_TASK STATEMENT_:
Quote the whole listing exactly. Leave the pictures out of your copy.

_RECORDS FOR THE EXERCISE_:
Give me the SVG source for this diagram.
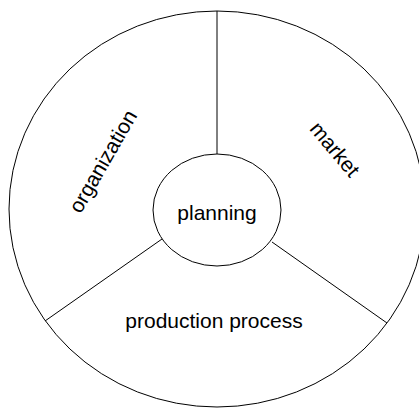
<svg xmlns="http://www.w3.org/2000/svg" width="419" height="408" viewBox="0 0 419 408">
<style>
.s{fill:#fff;stroke:#000;stroke-width:1}
.l{stroke:#000;stroke-width:1;fill:none}
.t{font-family:"Liberation Sans",Arial,sans-serif;font-size:21px;fill:#000;text-anchor:middle}
</style>
<rect width="419" height="408" fill="#fff"/>
<g id="outer"><ellipse class="s" cx="217" cy="209" rx="208" ry="198"/></g>
<g id="connectors">
<line class="l" x1="217" y1="11" x2="217" y2="154"/>
<line class="l" x1="162" y1="239" x2="45" y2="321"/>
<line class="l" x1="272" y1="242" x2="387" y2="323"/>
</g>
<g id="planning"><ellipse class="s" cx="217" cy="210" rx="64" ry="56"/><text class="t" x="217" y="220">planning</text></g>
<g id="organization"><text class="t" transform="translate(104,162) rotate(-60)" x="0" y="6">organization</text></g>
<g id="market"><text class="t" transform="translate(334,150) rotate(50)" x="0" y="6">market</text></g>
<g id="production"><text class="t" x="214" y="328">production process</text></g>
</svg>
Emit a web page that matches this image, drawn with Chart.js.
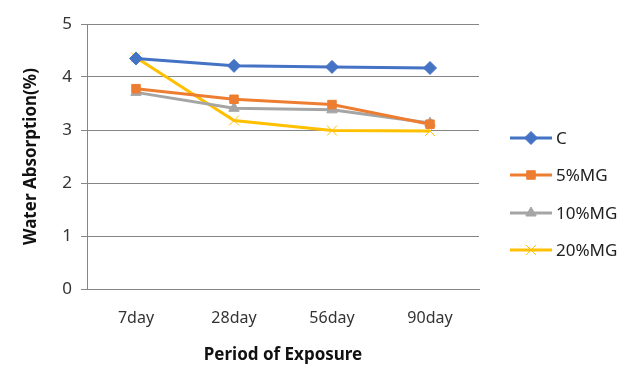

_OUTPUT BELOW_:
Give me the SVG source for this diagram.
<svg xmlns="http://www.w3.org/2000/svg" width="419" height="408" viewBox="0 0 419 408">
<style>
.s{fill:#fff;stroke:#000;stroke-width:1}
.l{stroke:#000;stroke-width:1;fill:none}
.t{font-family:"Liberation Sans",Arial,sans-serif;font-size:21px;fill:#000;text-anchor:middle}
</style>
<rect width="419" height="408" fill="#fff"/>
<g id="outer"><ellipse class="s" cx="217" cy="209" rx="208" ry="198"/></g>
<g id="connectors">
<line class="l" x1="217" y1="11" x2="217" y2="154"/>
<line class="l" x1="162" y1="239" x2="45" y2="321"/>
<line class="l" x1="272" y1="242" x2="387" y2="323"/>
</g>
<g id="planning"><ellipse class="s" cx="217" cy="210" rx="64" ry="56"/><text class="t" x="217" y="220">planning</text></g>
<g id="organization"><text class="t" transform="translate(104,162) rotate(-60)" x="0" y="6">organization</text></g>
<g id="market"><text class="t" transform="translate(334,150) rotate(50)" x="0" y="6">market</text></g>
<g id="production"><text class="t" x="214" y="328">production process</text></g>
</svg>
Emit a web page that matches this image, drawn with Chart.js.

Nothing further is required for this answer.